━━━ Information given ━━━
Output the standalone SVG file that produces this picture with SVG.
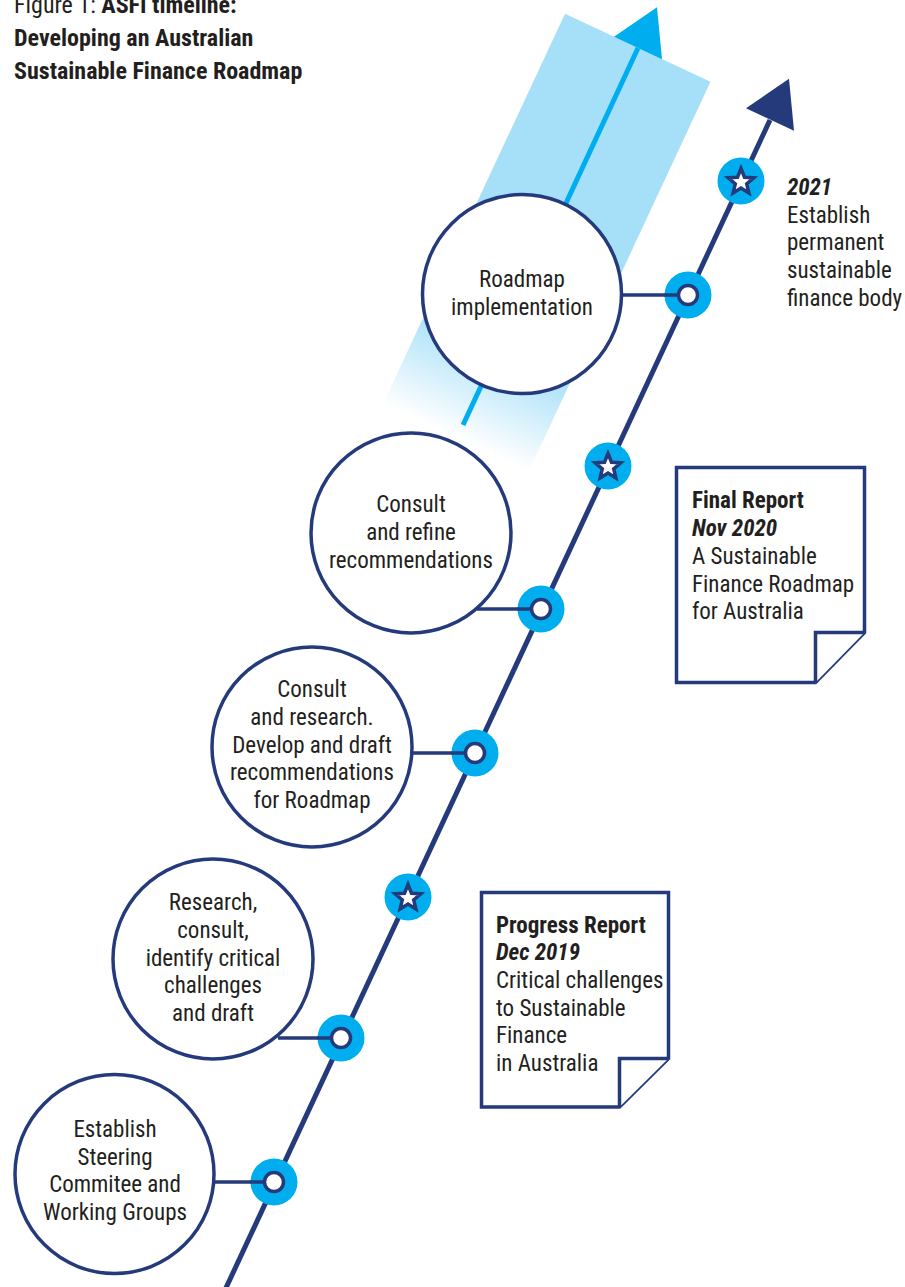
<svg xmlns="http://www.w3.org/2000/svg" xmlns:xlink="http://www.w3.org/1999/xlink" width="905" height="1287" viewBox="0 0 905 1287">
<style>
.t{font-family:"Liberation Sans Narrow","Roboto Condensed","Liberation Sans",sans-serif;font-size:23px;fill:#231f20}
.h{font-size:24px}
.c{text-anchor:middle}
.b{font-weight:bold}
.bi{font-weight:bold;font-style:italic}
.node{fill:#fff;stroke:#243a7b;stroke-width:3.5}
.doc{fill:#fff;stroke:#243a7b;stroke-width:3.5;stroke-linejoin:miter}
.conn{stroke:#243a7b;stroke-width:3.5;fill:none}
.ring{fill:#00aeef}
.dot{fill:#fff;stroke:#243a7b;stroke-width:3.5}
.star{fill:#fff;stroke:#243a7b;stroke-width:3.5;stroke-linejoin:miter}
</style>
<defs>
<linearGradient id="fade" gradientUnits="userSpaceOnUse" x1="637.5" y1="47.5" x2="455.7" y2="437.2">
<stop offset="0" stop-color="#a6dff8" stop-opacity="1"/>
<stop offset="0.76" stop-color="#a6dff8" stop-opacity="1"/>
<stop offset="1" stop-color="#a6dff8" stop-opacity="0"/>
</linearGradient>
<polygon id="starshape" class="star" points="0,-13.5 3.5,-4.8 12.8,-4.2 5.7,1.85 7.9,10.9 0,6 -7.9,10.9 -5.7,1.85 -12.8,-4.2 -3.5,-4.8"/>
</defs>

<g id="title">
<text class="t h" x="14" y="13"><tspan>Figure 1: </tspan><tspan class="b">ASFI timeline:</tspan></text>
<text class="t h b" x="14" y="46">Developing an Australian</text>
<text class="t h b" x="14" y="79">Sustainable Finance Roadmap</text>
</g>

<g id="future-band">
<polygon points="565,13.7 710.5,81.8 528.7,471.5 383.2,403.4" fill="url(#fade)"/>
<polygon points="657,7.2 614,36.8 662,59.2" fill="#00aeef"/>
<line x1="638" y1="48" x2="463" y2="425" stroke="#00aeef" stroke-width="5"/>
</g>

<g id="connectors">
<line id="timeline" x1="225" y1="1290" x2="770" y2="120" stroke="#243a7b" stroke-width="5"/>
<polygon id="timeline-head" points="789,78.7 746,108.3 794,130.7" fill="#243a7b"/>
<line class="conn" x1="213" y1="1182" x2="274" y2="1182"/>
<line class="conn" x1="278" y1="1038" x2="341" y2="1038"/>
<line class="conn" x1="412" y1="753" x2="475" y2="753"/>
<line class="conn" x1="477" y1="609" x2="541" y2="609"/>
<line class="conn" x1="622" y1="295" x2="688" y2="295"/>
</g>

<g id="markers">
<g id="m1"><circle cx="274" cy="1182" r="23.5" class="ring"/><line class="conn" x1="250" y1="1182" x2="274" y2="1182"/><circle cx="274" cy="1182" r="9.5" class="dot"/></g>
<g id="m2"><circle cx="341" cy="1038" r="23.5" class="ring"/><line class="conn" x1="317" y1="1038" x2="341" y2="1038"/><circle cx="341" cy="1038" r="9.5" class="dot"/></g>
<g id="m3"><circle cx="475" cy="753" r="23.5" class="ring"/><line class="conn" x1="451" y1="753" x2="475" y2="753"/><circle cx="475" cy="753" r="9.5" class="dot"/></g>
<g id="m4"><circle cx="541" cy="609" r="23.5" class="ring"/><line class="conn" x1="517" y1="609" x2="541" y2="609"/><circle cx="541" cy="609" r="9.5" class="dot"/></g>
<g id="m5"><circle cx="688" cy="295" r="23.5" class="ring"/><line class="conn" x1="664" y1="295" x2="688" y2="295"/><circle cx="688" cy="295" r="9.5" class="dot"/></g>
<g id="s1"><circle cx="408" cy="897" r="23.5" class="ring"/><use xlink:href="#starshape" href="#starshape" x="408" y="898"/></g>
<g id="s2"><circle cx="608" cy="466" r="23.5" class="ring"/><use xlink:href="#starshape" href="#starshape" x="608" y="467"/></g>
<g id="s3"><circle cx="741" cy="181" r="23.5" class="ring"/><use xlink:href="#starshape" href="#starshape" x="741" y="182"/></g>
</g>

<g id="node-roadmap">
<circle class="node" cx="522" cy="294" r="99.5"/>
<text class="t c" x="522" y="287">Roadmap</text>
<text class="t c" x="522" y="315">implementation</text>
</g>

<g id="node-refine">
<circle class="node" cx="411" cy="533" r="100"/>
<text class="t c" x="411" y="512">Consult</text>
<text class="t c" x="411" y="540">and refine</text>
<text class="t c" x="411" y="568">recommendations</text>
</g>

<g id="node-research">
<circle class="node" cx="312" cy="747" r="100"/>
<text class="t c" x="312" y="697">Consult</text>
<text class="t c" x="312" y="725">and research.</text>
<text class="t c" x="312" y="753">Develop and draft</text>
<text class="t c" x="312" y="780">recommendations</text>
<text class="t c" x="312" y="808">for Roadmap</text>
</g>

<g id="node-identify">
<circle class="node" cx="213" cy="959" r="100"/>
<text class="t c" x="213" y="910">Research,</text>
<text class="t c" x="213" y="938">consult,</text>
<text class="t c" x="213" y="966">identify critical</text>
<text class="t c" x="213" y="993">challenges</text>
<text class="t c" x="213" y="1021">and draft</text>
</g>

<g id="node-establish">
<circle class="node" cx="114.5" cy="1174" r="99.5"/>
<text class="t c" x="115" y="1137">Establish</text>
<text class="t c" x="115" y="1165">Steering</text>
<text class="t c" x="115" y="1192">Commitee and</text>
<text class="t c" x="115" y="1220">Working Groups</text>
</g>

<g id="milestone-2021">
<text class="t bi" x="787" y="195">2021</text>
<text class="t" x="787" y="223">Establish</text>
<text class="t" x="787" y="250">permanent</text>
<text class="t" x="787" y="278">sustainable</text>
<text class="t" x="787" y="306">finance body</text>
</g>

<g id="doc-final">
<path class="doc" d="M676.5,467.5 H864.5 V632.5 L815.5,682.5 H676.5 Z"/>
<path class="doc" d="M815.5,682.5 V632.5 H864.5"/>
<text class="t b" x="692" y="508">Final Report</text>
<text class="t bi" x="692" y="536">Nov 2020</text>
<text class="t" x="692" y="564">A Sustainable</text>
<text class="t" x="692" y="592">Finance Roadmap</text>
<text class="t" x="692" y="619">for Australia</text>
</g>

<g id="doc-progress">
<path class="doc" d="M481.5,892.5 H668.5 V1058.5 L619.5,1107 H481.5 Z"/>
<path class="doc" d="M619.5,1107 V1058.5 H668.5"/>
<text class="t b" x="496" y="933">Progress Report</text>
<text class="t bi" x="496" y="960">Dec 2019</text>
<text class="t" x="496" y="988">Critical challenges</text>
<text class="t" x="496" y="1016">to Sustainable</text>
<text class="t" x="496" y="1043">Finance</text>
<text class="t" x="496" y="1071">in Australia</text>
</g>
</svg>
━━━
━━━ Information given ━━━
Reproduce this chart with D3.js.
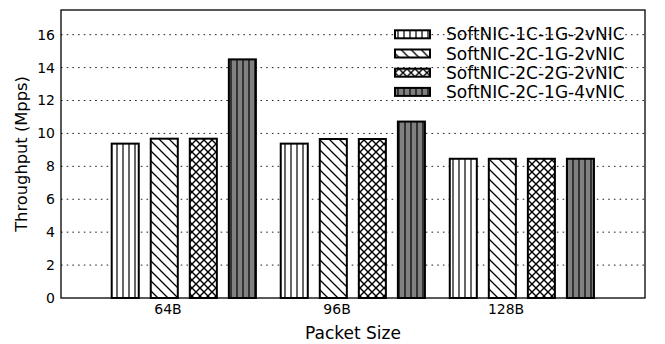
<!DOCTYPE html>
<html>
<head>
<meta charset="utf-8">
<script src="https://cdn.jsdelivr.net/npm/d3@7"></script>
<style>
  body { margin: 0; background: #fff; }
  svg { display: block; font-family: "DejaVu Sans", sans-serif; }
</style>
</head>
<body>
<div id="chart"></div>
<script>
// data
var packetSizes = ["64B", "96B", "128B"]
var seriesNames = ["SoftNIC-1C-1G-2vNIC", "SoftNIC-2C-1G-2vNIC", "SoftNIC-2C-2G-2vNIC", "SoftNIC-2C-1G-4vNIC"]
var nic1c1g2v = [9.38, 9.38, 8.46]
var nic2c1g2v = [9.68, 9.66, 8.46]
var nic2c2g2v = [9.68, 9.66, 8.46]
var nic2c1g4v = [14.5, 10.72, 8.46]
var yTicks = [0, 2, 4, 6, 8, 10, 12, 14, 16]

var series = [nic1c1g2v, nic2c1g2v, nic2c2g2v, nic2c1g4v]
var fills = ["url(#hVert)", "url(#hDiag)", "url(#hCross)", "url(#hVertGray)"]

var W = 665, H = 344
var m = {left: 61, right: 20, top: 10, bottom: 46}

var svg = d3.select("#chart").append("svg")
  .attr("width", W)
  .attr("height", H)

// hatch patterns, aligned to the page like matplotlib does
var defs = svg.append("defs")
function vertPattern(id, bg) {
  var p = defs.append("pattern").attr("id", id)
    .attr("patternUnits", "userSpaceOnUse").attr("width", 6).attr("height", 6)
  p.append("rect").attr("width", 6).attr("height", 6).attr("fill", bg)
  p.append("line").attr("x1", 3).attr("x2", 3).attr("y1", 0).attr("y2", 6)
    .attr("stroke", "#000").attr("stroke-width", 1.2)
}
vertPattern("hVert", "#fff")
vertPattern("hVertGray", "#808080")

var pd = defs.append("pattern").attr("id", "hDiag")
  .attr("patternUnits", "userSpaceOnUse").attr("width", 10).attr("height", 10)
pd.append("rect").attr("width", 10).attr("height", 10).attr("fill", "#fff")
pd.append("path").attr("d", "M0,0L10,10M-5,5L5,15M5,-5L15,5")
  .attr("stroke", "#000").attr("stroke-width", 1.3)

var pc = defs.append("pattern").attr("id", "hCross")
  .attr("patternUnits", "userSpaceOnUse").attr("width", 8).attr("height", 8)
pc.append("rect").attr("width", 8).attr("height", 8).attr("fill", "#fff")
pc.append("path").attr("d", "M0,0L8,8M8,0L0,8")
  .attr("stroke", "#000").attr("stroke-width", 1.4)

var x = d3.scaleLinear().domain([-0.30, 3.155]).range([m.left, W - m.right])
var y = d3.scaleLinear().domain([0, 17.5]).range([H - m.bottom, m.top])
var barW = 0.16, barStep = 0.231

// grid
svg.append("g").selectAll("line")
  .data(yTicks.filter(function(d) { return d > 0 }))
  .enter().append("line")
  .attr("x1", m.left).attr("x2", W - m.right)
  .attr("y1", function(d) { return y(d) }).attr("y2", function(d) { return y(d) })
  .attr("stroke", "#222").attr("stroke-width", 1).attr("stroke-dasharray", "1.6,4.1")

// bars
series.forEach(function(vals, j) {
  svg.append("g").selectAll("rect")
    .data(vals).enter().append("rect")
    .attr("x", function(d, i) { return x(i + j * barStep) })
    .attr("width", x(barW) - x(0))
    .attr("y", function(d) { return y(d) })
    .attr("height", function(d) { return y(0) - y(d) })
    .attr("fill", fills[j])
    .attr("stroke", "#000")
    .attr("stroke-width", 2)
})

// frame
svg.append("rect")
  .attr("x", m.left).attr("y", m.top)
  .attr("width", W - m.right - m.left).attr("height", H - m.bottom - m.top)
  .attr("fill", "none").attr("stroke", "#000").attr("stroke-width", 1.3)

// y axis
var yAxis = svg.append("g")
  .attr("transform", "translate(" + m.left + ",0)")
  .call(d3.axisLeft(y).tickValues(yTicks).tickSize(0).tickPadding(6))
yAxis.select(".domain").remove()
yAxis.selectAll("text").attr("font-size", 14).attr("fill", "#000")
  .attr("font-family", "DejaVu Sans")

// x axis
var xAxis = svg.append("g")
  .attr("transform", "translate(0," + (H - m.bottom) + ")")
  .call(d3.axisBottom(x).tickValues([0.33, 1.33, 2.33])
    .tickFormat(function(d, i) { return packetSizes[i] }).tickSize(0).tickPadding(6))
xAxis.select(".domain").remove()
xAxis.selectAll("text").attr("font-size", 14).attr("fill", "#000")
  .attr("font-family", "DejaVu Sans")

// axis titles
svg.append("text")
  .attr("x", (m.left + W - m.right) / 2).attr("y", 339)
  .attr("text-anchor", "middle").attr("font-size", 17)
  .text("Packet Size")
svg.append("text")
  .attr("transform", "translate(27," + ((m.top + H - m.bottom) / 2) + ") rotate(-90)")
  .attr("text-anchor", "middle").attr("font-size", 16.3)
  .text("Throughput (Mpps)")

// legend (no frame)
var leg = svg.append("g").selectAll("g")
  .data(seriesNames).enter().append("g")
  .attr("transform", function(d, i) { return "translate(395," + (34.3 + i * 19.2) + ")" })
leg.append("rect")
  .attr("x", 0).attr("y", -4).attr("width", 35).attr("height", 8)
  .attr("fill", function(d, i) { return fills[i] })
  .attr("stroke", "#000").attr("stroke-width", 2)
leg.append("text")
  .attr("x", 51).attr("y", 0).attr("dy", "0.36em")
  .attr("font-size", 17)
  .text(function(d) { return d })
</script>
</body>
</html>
━━━
- Direction: Pull out all lines from the entries above that include the word "chart".

- Answer to the task:
Reproduce this chart with D3.js.
<div id="chart"></div>
var svg = d3.select("#chart").append("svg")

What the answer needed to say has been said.